This weekend, after an outing at the Oregon Zoo, the family went to a fairly new pizza restaurant in town.
I am always up for pizza. And I love finding a new pizza place, in hopes that it will have good pizza. It’s hard to find good pizza around here, which is one of the reasons I work so hard at perfecting my own homemade recipe.
This place, The Rock, is good. It has a wood-fired pizza oven, their crust is decent, and they coat it with a really good house-made sauce. And true to their Rock’n'Roll theming, every one of their standard pies carries a name that harkens to a song title.
Michael, of course, would be having a special cheese-less pizza, while the rest of us would be choosing from the menu.
Sister S and Sister L were both undecided, but were both split on the same two: “Harvest Moon” or “White Christmas”. They asked my opinion to help them each decide.
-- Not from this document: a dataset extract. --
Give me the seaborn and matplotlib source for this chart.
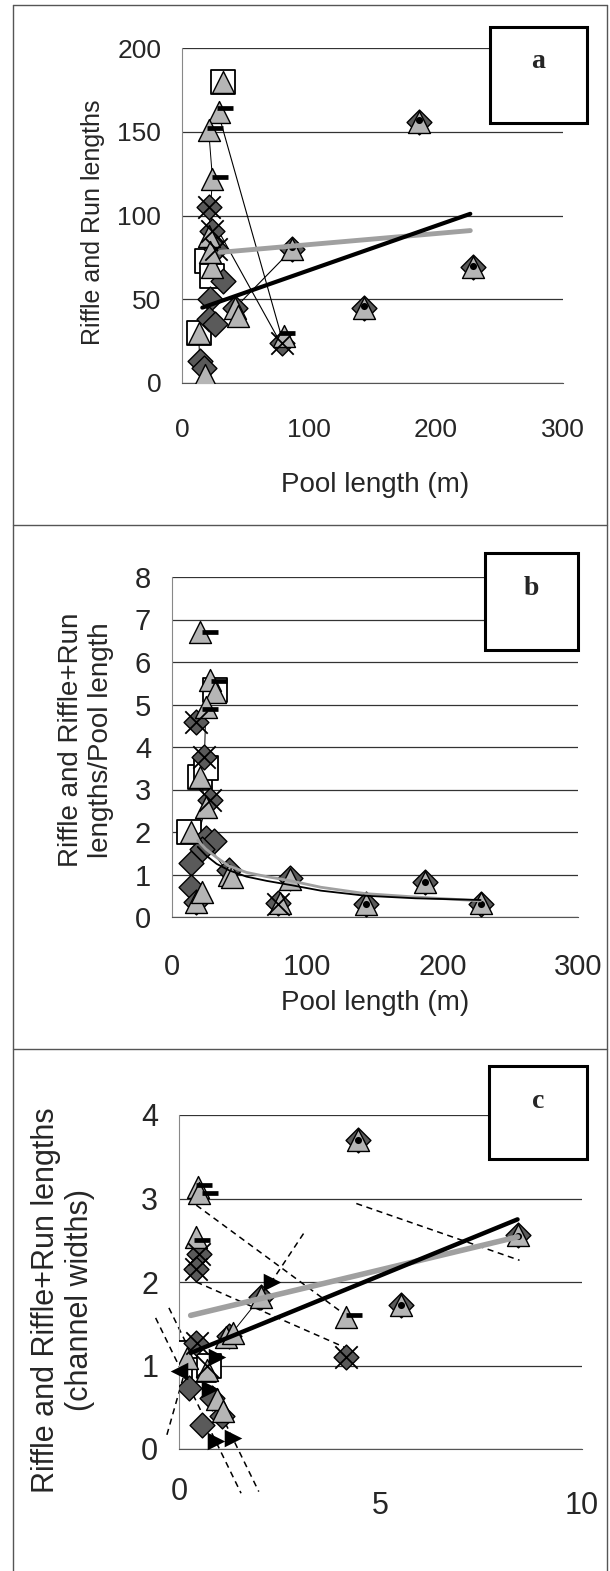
import numpy as np
import pandas as pd
import matplotlib
matplotlib.use("Agg")
import matplotlib.pyplot as plt
import seaborn as sns
from matplotlib.patches import Rectangle
from matplotlib.lines import Line2D
from matplotlib.transforms import ScaledTranslation

# ---------------- data: panel a ----------------
a_diam_x = [21, 24, 27, 32, 22, 21, 26, 14, 17, 87, 229, 187, 143, 79, 42]
a_diam_y = [105, 91, 80, 61, 50, 38, 35, 13, 9, 80, 69, 156, 45, 24, 45]
a_tri_x = [32, 29, 21, 24, 21, 24, 22, 13, 18, 42, 44, 87, 229, 187, 143, 80]
a_tri_y = [180, 162, 151, 122, 88, 69, 78, 30, 5, 45, 40, 80, 69, 156, 45, 28]
a_sq_x = [32, 20, 13, 24]
a_sq_y = [180, 73, 30, 64]
a_x_x = [21, 24, 79, 27]
a_x_y = [105, 91, 24, 80]
a_dash_x = [34, 26, 30, 83]
a_dash_y = [164, 152, 123, 30]
a_dot_x = [187, 229, 143, 87]
a_dot_y = [157, 70, 46, 81]
a_fit_x = [16, 227]
a_fit_y = [45, 101]
a_fit2_x = [30, 227]
a_fit2_y = [78, 91]
a_thin1_x = [29, 79]
a_thin1_y = [160, 26]
a_thin2_x = [22, 79]
a_thin2_y = [100, 22]
a_thin3_x = [42, 87]
a_thin3_y = [45, 80]
a_chain_x = [18, 14, 13, 20, 22, 24, 21, 24, 21]
a_chain_y = [5, 13, 30, 40, 50, 69, 88, 122, 151]

# ---------------- data: panel b ----------------
b_diam_x = [18, 24, 28, 25, 31, 14, 42, 87, 78, 143, 187, 228, 14, 18, 22]
b_diam_y = [4.6, 3.77, 2.76, 1.85, 1.8, 1.26, 1.1, 0.92, 0.32, 0.3, 0.82, 0.3, 0.7, 0.35, 1.6]
b_tri_x = [21, 28, 32, 25, 21, 25, 14, 42, 44, 87, 80, 143, 187, 228, 18, 22]
b_tri_y = [6.7, 5.58, 5.3, 4.95, 3.3, 2.6, 2.0, 1.0, 0.93, 0.9, 0.32, 0.3, 0.82, 0.33, 0.35, 0.6]
b_sq_x = [32, 21, 12.5, 25]
b_sq_y = [5.35, 3.3, 2.0, 3.5]
b_x_x = [18, 24, 28, 78]
b_x_y = [4.6, 3.77, 2.76, 0.3]
b_dash_x = [28, 35, 28]
b_dash_y = [6.7, 5.55, 4.9]
b_dot_x = [143, 187, 228]
b_dot_y = [0.3, 0.82, 0.3]
b_fit_x = [19, 25, 33, 42, 55, 70, 88, 110, 143, 180, 228]
b_fit_y = [1.65, 1.45, 1.25, 1.1, 0.95, 0.85, 0.75, 0.62, 0.5, 0.44, 0.4]
b_fit2_x = [19, 25, 33, 42, 55, 70, 88, 110, 143, 180, 228]
b_fit2_y = [1.8, 1.6, 1.4, 1.2, 1.05, 0.95, 0.85, 0.7, 0.55, 0.47, 0.38]
b_chain_x = [28, 25, 24, 21, 25, 20, 42]
b_chain_y = [5.58, 4.95, 3.77, 3.3, 2.6, 2.0, 1.0]

# ---------------- data: panel c ----------------
c_diam_x = [0.5, 0.43, 0.43, 1.25, 4.15, 0.24, 0.82, 1.06, 0.57, 4.44, 8.4, 5.5, 2.03]
c_diam_y = [2.34, 2.16, 1.27, 1.35, 1.1, 0.73, 0.61, 0.39, 0.29, 3.7, 2.56, 1.72, 1.82]
c_tri_x = [0.48, 0.5, 0.43, 2.03, 4.15, 1.16, 1.35, 0.19, 0.7, 0.95, 4.44, 8.4, 5.5, 1.1]
c_tri_y = [3.14, 3.06, 2.54, 1.82, 1.58, 1.34, 1.39, 1.09, 0.95, 0.6, 3.7, 2.56, 1.72, 0.45]
c_sq_x = [0.2, 0.63, 0.75]
c_sq_y = [1.15, 0.95, 1.0]
c_x_x = [0.5, 0.43, 4.15, 0.45, 0.7]
c_x_y = [2.34, 2.16, 1.1, 1.27, 1.0]
c_dash_x = [0.63, 0.76, 0.56, 4.35]
c_dash_y = [3.16, 3.07, 2.5, 1.6]
c_dot_x = [4.44, 8.4, 5.5]
c_dot_y = [3.7, 2.55, 1.72]
c_arr_r_x = [2.3, 0.95, 0.92, 1.35, 0.78]
c_arr_r_y = [2.0, 1.1, 0.09, 0.13, 0.72]
c_arr_l_x = [0.0]
c_arr_l_y = [0.93]
c_fit_x = [0.29, 8.4]
c_fit_y = [1.15, 2.75]
c_fit2_x = [0.29, 8.4]
c_fit2_y = [1.6, 2.54]
c_thin_x = [1.25, 2.03]
c_thin_y = [1.35, 1.82]
c_dashed = [
    ([0.43, 4.2], [2.92, 1.58]),
    ([0.43, 4.1], [2.0, 1.22]),
    ([4.4, 8.45], [2.94, 2.26]),
    ([3.09, 2.25], [2.58, 1.97]),
    ([-0.25, 1.98], [1.69, -0.51]),
    ([-0.58, 1.54], [1.57, -0.53]),
    ([-0.3, 0.1], [0.17, 0.85]),
]

# ---------------- style ----------------
sns.set_style("white")
plt.rcParams['font.family'] = ['Liberation Sans', 'DejaVu Sans']

W, H = 610, 1571
fig = plt.figure(figsize=(W / 100, H / 100), dpi=100)


def px_axes(l, t, r, b):
    return fig.add_axes([l / W, 1 - b / H, (r - l) / W, (b - t) / H])


DIAM = dict(marker='D', s=160, color='#5a5a5a', edgecolor='black', linewidth=1.0, zorder=4)
TRI = dict(marker='^', s=250, color='#b5b5b5', edgecolor='black', linewidth=1.0, zorder=5)
SQ = dict(marker='s', s=280, color='white', edgecolor='black', linewidth=1.3, zorder=3)
XM = dict(marker='x', s=260, color='black', linewidth=1.3, zorder=6)
DASH = dict(marker='_', s=120, color='black', linewidth=3.4, zorder=7)
DOT = dict(marker='o', s=26, color='black', linewidth=0, zorder=7)


def markers(ax, d, t, sq, xx, da, do):
    sns.scatterplot(x=sq[0], y=sq[1], ax=ax, **SQ)
    sns.scatterplot(x=d[0], y=d[1], ax=ax, **DIAM)
    sns.scatterplot(x=t[0], y=t[1], ax=ax, **TRI)
    sns.scatterplot(x=xx[0], y=xx[1], ax=ax, **XM)
    sns.scatterplot(x=da[0], y=da[1], ax=ax, **DASH)
    sns.scatterplot(x=do[0], y=do[1], ax=ax, **DOT)


def line(ax, x, y, **kw):
    sns.lineplot(x=x, y=y, ax=ax, estimator=None, sort=False, **kw)


def style_axes(ax, xt, yt, lab):
    ax.set_xticks(xt)
    ax.set_yticks(yt)
    ax.grid(axis='y', color='#333333', linewidth=0.9)
    ax.grid(axis='x', visible=False)
    ax.set_axisbelow(True)
    for s in ['top', 'right']:
        ax.spines[s].set_visible(False)
    ax.spines['left'].set_color('#888888')
    ax.spines['bottom'].set_color('#555555')
    ax.tick_params(axis='y', direction='out', length=8, width=1, color='#444444',
                   pad=7, labelsize=lab)
    ax.tick_params(axis='x', direction='out', length=6, width=1, color='#444444',
                   pad=19, labelsize=lab)
    ax.set_xlabel('')
    ax.set_ylabel('')


# ---------------- panel a ----------------
axA = px_axes(182, 48, 563, 383)
line(axA, a_chain_x, a_chain_y, color='black', linewidth=0.7, zorder=2)
line(axA, a_thin1_x, a_thin1_y, color='black', linewidth=0.8, zorder=2)
line(axA, a_thin2_x, a_thin2_y, color='black', linewidth=0.8, zorder=2)
line(axA, a_thin3_x, a_thin3_y, color='black', linewidth=0.8, zorder=2)
markers(axA, (a_diam_x, a_diam_y), (a_tri_x, a_tri_y), (a_sq_x, a_sq_y),
        (a_x_x, a_x_y), (a_dash_x, a_dash_y), (a_dot_x, a_dot_y))
line(axA, a_fit2_x, a_fit2_y, color='#a0a0a0', linewidth=3.5, zorder=8)
line(axA, a_fit_x, a_fit_y, color='black', linewidth=3.0, zorder=9)
axA.set_xlim(0, 300)
axA.set_ylim(0, 200)
style_axes(axA, [0, 100, 200, 300], [0, 50, 100, 150, 200], 19)

# ---------------- panel b ----------------
axB = px_axes(172, 577, 578, 917)
line(axB, b_chain_x, b_chain_y, color='black', linewidth=0.7, zorder=2)
markers(axB, (b_diam_x, b_diam_y), (b_tri_x, b_tri_y), (b_sq_x, b_sq_y),
        (b_x_x, b_x_y), (b_dash_x, b_dash_y), (b_dot_x, b_dot_y))
line(axB, b_fit2_x, b_fit2_y, color='#a0a0a0', linewidth=2.0, zorder=8)
line(axB, b_fit_x, b_fit_y, color='black', linewidth=1.3, zorder=9)
axB.set_xlim(0, 300)
axB.set_ylim(0, 8)
style_axes(axB, [0, 100, 200, 300], list(range(0, 9)), 21)
axB.tick_params(axis='x', pad=20)

# ---------------- panel c ----------------
axC = px_axes(179, 1115, 582, 1449)
for dx, dy in c_dashed:
    line(axC, dx, dy, color='black', linewidth=1.1, linestyle=(0, (4, 3)),
         zorder=2, clip_on=False)
line(axC, c_thin_x, c_thin_y, color='black', linewidth=0.7, zorder=2)
markers(axC, (c_diam_x, c_diam_y), (c_tri_x, c_tri_y), (c_sq_x, c_sq_y),
        (c_x_x, c_x_y), (c_dash_x, c_dash_y), (c_dot_x, c_dot_y))
sns.scatterplot(x=c_arr_r_x, y=c_arr_r_y, ax=axC, marker='>', s=160,
                color='black', linewidth=0, zorder=10, clip_on=False)
sns.scatterplot(x=c_arr_l_x, y=c_arr_l_y, ax=axC, marker='<', s=160,
                color='black', linewidth=0, zorder=10, clip_on=False)
line(axC, c_fit2_x, c_fit2_y, color='#a0a0a0', linewidth=4.0, zorder=8)
line(axC, c_fit_x, c_fit_y, color='black', linewidth=3.2, zorder=9)
axC.set_xlim(0, 10)
axC.set_ylim(0, 4)
style_axes(axC, [0, 5, 10], [0, 1, 2, 3, 4], 22)
axC.tick_params(axis='x', pad=14)
for lab in axC.get_xticklabels()[1:]:
    lab.set_transform(lab.get_transform() + ScaledTranslation(0, -14 / 100, fig.dpi_scale_trans))

# ---------------- labels ----------------
fig.text(93 / W, 1 - 222 / H, 'Riffle and Run lengths', rotation=90,
         ha='center', va='center', fontsize=18)
fig.text(375 / W, 1 - 485 / H, 'Pool length (m)', ha='center', va='center', fontsize=20)
fig.text(86 / W, 1 - 740 / H, 'Riffle and Riffle+Run\nlengths/Pool length', rotation=90,
         ha='center', va='center', fontsize=20, linespacing=1.2)
fig.text(375 / W, 1 - 1003 / H, 'Pool length (m)', ha='center', va='center', fontsize=20)
fig.text(63 / W, 1 - 1300 / H, 'Riffle and Riffle+Run lengths\n(channel widths)', rotation=90,
         ha='center', va='center', fontsize=22, linespacing=1.2)

# panel letter boxes
for (l, t, r, b, letter) in [(490, 27, 587, 123, 'a'), (485, 553, 578, 650, 'b'),
                             (489, 1066, 587, 1159, 'c')]:
    fig.add_artist(Rectangle((l / W, 1 - b / H), (r - l) / W, (b - t) / H,
                             transform=fig.transFigure, facecolor='white',
                             edgecolor='black', linewidth=2.2, zorder=20))
    fig.text((l + r) / 2 / W, 1 - (t + 35) / H, letter, family='Liberation Serif',
             weight='bold', fontsize=20, ha='center', va='center', zorder=21)

# outer frame and separators
fc = '#555555'
for xs, ys in [([13, 607], [5, 5]), ([13, 13], [5, 1571]), ([607, 607], [5, 1571]),
               ([13, 607], [525, 525]), ([13, 607], [1049, 1049])]:
    fig.add_artist(Line2D([x / W for x in xs], [1 - y / H for y in ys],
                          transform=fig.transFigure, color=fc, linewidth=1.0))

fig.savefig('out.png', dpi=100)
The restaurant was loud and crowded, the service was slow, and I was hungry. So I tossed it back on them: “I’m sure you’ll work it out.”
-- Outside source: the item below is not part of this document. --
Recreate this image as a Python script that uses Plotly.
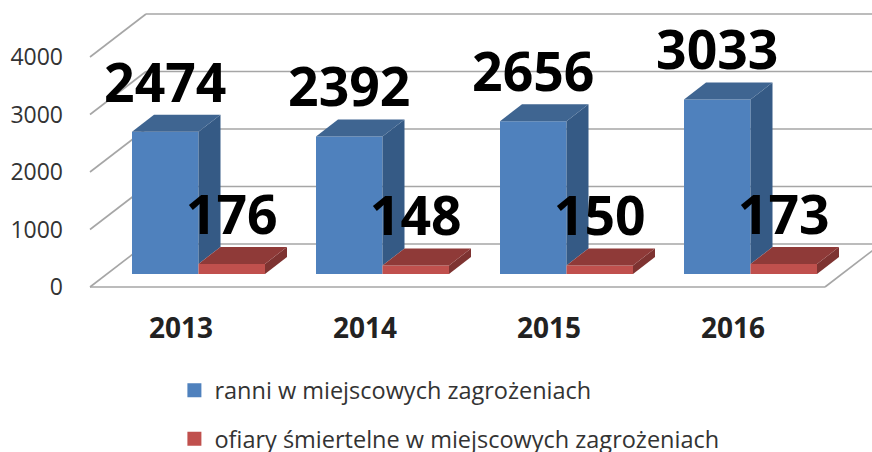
import plotly.graph_objects as go

years = ["2013", "2014", "2015", "2016"]
injured = [2474, 2392, 2656, 3033]
fatalities = [176, 148, 150, 173]
y_ticks = [0, 1000, 2000, 3000, 4000]
name_injured = "ranni w miejscowych zagrożeniach"
name_fatal = "ofiary śmiertelne w miejscowych zagrożeniach"

FONT = "Open Sans"
PX_PER_CAT = 184.0
PX_PER_UNIT = 0.0575
X0_PX = 132.0
def xv(px):
    return (px - X0_PX) / PX_PER_CAT
def dyv(px):
    return px / PX_PER_UNIT

BAR_W = 66.5 / PX_PER_CAT
DX = 22 / PX_PER_CAT
DY = dyv(17)
BASE = dyv(13)
WALL_DX = 56 / PX_PER_CAT
WALL_DY = dyv(43)
LEFT = xv(90)
FRONT_RIGHT = xv(825)
LABEL_OFFSET = dyv(43.5)
GRID = "#a6a6a6"

idx = list(range(len(years)))
fig = go.Figure()

# front faces
fig.add_trace(go.Bar(x=[i + BAR_W / 2 for i in idx], y=injured, base=BASE, width=BAR_W,
                     marker=dict(color="#4F81BD", line=dict(width=0)), showlegend=False,
                     name=name_injured))
fig.add_trace(go.Bar(x=[i + 1.5 * BAR_W for i in idx], y=fatalities, base=BASE, width=BAR_W,
                     marker=dict(color="#C0504D", line=dict(width=0)), showlegend=False,
                     name=name_fatal))

def poly(xs, ys, color):
    fig.add_trace(go.Scatter(x=xs, y=ys, mode="lines", fill="toself", fillcolor=color,
                             line=dict(width=0, color=color), hoverinfo="skip", showlegend=False))

for i, a, b in zip(idx, injured, fatalities):
    r = i + BAR_W
    t = BASE + a
    low = BASE + b
    poly([r, r + DX, r + DX, r], [t, t + DY, low + DY, low], "#355A85")
    poly([i, r, r + DX, i + DX], [t, t, t + DY, t + DY], "#3F6591")
    r2 = i + 2 * BAR_W
    t2 = BASE + b
    poly([r2, r2 + DX, r2 + DX, r2], [t2, t2 + DY, BASE + DY, BASE], "#7E3331")
    poly([r, r2, r2 + DX, r + DX], [t2, t2, t2 + DY, t2 + DY], "#8F3A38")

# data labels
label_font = dict(family=FONT, size=53.5, color="#000000", weight=700)
fig.add_trace(go.Scatter(x=[i + BAR_W / 2 for i in idx], y=[BASE + v + LABEL_OFFSET for v in injured],
                         mode="text", text=[str(v) for v in injured], textposition="middle center",
                         textfont=label_font, cliponaxis=False, hoverinfo="skip", showlegend=False))
fig.add_trace(go.Scatter(x=[i + 1.5 * BAR_W for i in idx], y=[BASE + v + LABEL_OFFSET for v in fatalities],
                         mode="text", text=[str(v) for v in fatalities], textposition="middle center",
                         textfont=label_font, cliponaxis=False, hoverinfo="skip", showlegend=False))

# legend entries
fig.add_trace(go.Scatter(x=[None], y=[None], mode="markers", name=name_injured, legendgroup="a",
                         marker=dict(symbol="square", size=14, color="#4F81BD")))
fig.add_trace(go.Scatter(x=[None], y=[None], mode="markers", name=name_fatal, legendgroup="b",
                         marker=dict(symbol="square", size=14, color="#C0504D")))

# 3D gridlines on the walls (below the traces)
shapes = []
for t in y_ticks:
    pts = [(LEFT, t), (LEFT + WALL_DX, t + WALL_DY), (xv(881), t + WALL_DY)]
    for (x0, y0), (x1, y1) in zip(pts, pts[1:]):
        shapes.append(dict(type="line", xref="x", yref="y", x0=x0, y0=y0, x1=x1, y1=y1,
                           layer="below", line=dict(color=GRID, width=1.6)))
shapes.append(dict(type="line", xref="x", yref="y", x0=LEFT, y0=0, x1=FRONT_RIGHT, y1=0,
                   layer="below", line=dict(color=GRID, width=1.6)))
shapes.append(dict(type="line", xref="x", yref="y", x0=FRONT_RIGHT, y0=0,
                   x1=FRONT_RIGHT + WALL_DX, y1=WALL_DY,
                   layer="below", line=dict(color=GRID, width=1.6)))

fig.update_layout(
    width=872, height=452, autosize=False,
    margin=dict(l=88, r=0, t=0, b=163, autoexpand=False),
    paper_bgcolor="white", plot_bgcolor="white",
    barmode="overlay", shapes=shapes,
    font=dict(family=FONT, color="#333333"),
    xaxis=dict(range=[xv(88), xv(872)], tickmode="array",
               tickvals=[i + xv(181) for i in idx], ticktext=years, tickangle=0,
               tickfont=dict(family=FONT, size=28, color="#222222", weight=700),
               ticks="", ticklabelstandoff=20, showgrid=False, zeroline=False, showline=False),
    yaxis=dict(range=[-2 / PX_PER_UNIT, 287 / PX_PER_UNIT], tickmode="array", tickvals=y_ticks,
               tickfont=dict(family=FONT, size=23, color="#333333"),
               ticks="", ticklabelstandoff=24, showgrid=False, zeroline=False, showline=False),
    legend=dict(xref="container", yref="container", x=0.2, y=0.185, xanchor="left", yanchor="top",
                font=dict(family=FONT, size=23.5, color="#333333"),
                tracegroupgap=15, traceorder="grouped", bgcolor="rgba(0,0,0,0)"),
)
fig.write_html("out.html", config={"displayModeBar": False},
               post_script="document.body.style.margin='0';document.documentElement.style.overflow='hidden';")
They came up with the clever solution of each getting one and then sharing.
Once the pizzas were delivered we all dived in. White Christmas was a white-sauce based pizza, with garlic and mozzarella. It was very tasty. The other one was pretty good too, as sister S proffered up a sample.
“What’s this?” she asked, handing me a crusty bit of topping.
“I don’t know… tastes like cheese to me.” And it did taste like crunchy, well-toasted cheese.
“Are you sure it isn’t meat? I think this is meat,” she said, concerned. Sister S, as I have mentioned before, has chosen a vegetarian lifestyle.
“I don’t know… it doesn’t taste like meat to me,” I said, though by this point I was having my doubts. “What was on the pizza?”
“Garlic and olives and peppers and other stuff. It didn’t say anything about meat!”
“The ingredients list isn’t going to say ‘meat’, silly. It’ll say bacon or ham or sausage or something,” her mom said.
“Well I didn’t see any of those listed.”
By this point, the menu is but a distant memory, having been whisked away long ago by our waitress.
But of course, in this wonderfully wireless age, I have access to the menu via iPhone.
A few quick keystrokes and I had pulled up the ingredients list for the pizza Sister S ordered.
And sure enough, toward the end of the list, was Prosciutto.
Which is a fancy name for ham.
Which would definitely fall in the “meat” category of comestibles.
“It’s prosciutto,” I called out above the din.
“What?”
“It IS MEAT!” I said, louder.
“Oh, geez.” She quickly and disgustedly began plucking the offensive substance from her pizza.
Her mom and I exchanged glances and stifled snickers.
“Didn’t you see that on the list?” I asked.
“I didn’t know what it was!” she said, still searching for stray bits of the detestable material.
“Well if you didn’t know, why didn’t you ask?”
“I don’t know!”
Another practical example of why it’s so important to get a good education. And to pay attention to the cooking channel.